**Data provided**
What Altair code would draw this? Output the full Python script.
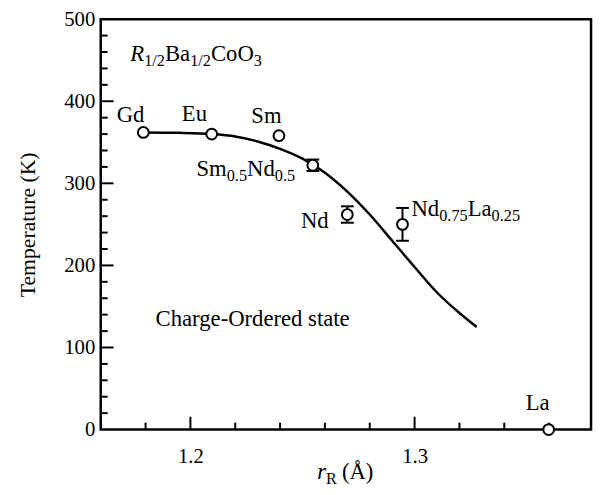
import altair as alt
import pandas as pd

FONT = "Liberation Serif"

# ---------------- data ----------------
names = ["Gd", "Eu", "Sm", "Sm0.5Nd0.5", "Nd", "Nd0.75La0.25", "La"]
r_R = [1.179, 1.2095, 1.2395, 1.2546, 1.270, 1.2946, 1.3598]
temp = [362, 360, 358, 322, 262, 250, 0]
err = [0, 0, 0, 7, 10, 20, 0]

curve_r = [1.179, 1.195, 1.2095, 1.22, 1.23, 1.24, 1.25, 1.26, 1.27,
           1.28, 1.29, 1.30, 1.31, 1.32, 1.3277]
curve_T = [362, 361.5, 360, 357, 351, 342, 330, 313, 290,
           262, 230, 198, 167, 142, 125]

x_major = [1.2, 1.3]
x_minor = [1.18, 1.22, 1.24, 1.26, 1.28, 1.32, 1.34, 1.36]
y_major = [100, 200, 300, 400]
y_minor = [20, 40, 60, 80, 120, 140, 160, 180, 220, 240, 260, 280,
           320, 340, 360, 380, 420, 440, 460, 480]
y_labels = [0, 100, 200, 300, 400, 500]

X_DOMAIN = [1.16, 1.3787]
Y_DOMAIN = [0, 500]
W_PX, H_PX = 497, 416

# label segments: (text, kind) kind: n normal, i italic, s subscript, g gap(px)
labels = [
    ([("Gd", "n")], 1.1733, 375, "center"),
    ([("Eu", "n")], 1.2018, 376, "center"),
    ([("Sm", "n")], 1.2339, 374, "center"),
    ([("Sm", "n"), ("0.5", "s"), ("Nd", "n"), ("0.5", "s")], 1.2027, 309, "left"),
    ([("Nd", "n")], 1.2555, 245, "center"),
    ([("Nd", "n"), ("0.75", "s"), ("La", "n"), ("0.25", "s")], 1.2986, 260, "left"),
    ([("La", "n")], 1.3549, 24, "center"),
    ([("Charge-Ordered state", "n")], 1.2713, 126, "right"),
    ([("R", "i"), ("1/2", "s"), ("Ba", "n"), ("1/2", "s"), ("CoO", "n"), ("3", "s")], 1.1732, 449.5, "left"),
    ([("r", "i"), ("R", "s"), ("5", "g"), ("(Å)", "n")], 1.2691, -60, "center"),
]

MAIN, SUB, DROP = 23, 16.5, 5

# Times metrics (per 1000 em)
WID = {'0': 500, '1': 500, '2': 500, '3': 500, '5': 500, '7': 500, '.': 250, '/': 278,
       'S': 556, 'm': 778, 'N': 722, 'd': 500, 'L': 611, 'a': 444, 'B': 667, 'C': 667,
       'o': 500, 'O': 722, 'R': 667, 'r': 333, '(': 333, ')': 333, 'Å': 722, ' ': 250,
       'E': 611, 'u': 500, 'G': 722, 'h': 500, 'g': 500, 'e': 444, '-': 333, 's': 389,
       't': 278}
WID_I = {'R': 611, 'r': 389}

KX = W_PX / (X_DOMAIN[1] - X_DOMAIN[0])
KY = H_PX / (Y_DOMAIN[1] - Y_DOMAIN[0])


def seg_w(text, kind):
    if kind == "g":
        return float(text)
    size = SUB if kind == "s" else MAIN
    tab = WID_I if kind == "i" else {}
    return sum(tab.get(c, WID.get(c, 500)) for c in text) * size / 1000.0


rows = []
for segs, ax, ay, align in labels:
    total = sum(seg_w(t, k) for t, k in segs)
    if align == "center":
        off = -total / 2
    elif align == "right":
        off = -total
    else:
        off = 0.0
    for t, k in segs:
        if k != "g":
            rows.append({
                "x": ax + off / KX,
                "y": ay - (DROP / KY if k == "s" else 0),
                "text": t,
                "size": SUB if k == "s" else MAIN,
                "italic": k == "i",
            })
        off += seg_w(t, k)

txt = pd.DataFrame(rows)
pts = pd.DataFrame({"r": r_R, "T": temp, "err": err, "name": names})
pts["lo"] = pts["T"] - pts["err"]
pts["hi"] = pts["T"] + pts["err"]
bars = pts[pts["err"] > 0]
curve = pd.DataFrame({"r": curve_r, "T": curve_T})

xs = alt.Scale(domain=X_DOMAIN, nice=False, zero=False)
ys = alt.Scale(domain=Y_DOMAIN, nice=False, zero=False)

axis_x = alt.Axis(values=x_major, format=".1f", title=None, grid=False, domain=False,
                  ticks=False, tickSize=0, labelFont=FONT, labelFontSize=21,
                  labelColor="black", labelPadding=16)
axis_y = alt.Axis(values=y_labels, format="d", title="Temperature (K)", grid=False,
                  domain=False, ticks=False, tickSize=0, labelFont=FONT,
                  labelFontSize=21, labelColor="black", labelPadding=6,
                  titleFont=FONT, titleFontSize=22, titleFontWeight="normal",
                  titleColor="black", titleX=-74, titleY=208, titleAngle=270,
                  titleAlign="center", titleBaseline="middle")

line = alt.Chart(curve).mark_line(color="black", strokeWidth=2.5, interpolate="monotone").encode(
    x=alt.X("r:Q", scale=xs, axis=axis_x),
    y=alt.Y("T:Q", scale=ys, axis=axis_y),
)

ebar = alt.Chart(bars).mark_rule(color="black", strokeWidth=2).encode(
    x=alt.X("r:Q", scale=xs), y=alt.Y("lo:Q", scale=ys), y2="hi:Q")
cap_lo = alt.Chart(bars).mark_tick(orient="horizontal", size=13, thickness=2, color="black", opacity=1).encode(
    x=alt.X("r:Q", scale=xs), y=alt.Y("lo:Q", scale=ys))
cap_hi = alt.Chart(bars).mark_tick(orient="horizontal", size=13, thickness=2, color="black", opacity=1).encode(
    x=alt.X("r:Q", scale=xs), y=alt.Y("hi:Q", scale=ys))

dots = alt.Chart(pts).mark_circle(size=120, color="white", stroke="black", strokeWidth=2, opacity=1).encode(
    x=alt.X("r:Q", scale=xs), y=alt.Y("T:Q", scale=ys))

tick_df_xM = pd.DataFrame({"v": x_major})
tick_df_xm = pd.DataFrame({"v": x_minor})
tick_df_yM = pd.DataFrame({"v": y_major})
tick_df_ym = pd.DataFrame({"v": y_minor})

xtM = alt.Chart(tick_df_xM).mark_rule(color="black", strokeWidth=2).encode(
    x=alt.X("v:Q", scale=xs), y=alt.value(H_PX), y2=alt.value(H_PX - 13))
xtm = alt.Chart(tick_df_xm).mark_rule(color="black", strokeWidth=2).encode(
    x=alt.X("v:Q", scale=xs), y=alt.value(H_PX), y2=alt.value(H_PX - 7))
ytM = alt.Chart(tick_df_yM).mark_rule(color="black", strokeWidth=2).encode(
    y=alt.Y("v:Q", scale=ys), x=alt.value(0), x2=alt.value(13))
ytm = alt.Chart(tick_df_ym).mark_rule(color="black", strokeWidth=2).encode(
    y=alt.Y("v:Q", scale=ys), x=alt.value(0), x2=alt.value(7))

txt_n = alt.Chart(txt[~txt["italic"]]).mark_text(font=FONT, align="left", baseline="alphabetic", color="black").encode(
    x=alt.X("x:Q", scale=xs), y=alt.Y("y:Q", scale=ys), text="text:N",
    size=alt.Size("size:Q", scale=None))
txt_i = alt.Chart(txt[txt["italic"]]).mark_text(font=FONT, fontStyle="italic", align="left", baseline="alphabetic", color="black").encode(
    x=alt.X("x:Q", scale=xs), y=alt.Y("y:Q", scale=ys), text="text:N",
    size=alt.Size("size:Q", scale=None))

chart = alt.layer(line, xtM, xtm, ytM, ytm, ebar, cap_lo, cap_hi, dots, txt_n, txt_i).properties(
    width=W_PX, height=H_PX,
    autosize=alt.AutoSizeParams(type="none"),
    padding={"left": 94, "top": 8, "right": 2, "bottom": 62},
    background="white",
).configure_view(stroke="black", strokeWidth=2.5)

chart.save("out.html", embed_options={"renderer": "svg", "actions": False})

**What this task involves**
Please repeat exactly the data above from its first line to the line that contains "W_PX, H_PX = 497, 416", inclusive, and leave every picture out.

**Right answer**
What Altair code would draw this? Output the full Python script.
import altair as alt
import pandas as pd

FONT = "Liberation Serif"

# ---------------- data ----------------
names = ["Gd", "Eu", "Sm", "Sm0.5Nd0.5", "Nd", "Nd0.75La0.25", "La"]
r_R = [1.179, 1.2095, 1.2395, 1.2546, 1.270, 1.2946, 1.3598]
temp = [362, 360, 358, 322, 262, 250, 0]
err = [0, 0, 0, 7, 10, 20, 0]

curve_r = [1.179, 1.195, 1.2095, 1.22, 1.23, 1.24, 1.25, 1.26, 1.27,
           1.28, 1.29, 1.30, 1.31, 1.32, 1.3277]
curve_T = [362, 361.5, 360, 357, 351, 342, 330, 313, 290,
           262, 230, 198, 167, 142, 125]

x_major = [1.2, 1.3]
x_minor = [1.18, 1.22, 1.24, 1.26, 1.28, 1.32, 1.34, 1.36]
y_major = [100, 200, 300, 400]
y_minor = [20, 40, 60, 80, 120, 140, 160, 180, 220, 240, 260, 280,
           320, 340, 360, 380, 420, 440, 460, 480]
y_labels = [0, 100, 200, 300, 400, 500]

X_DOMAIN = [1.16, 1.3787]
Y_DOMAIN = [0, 500]
W_PX, H_PX = 497, 416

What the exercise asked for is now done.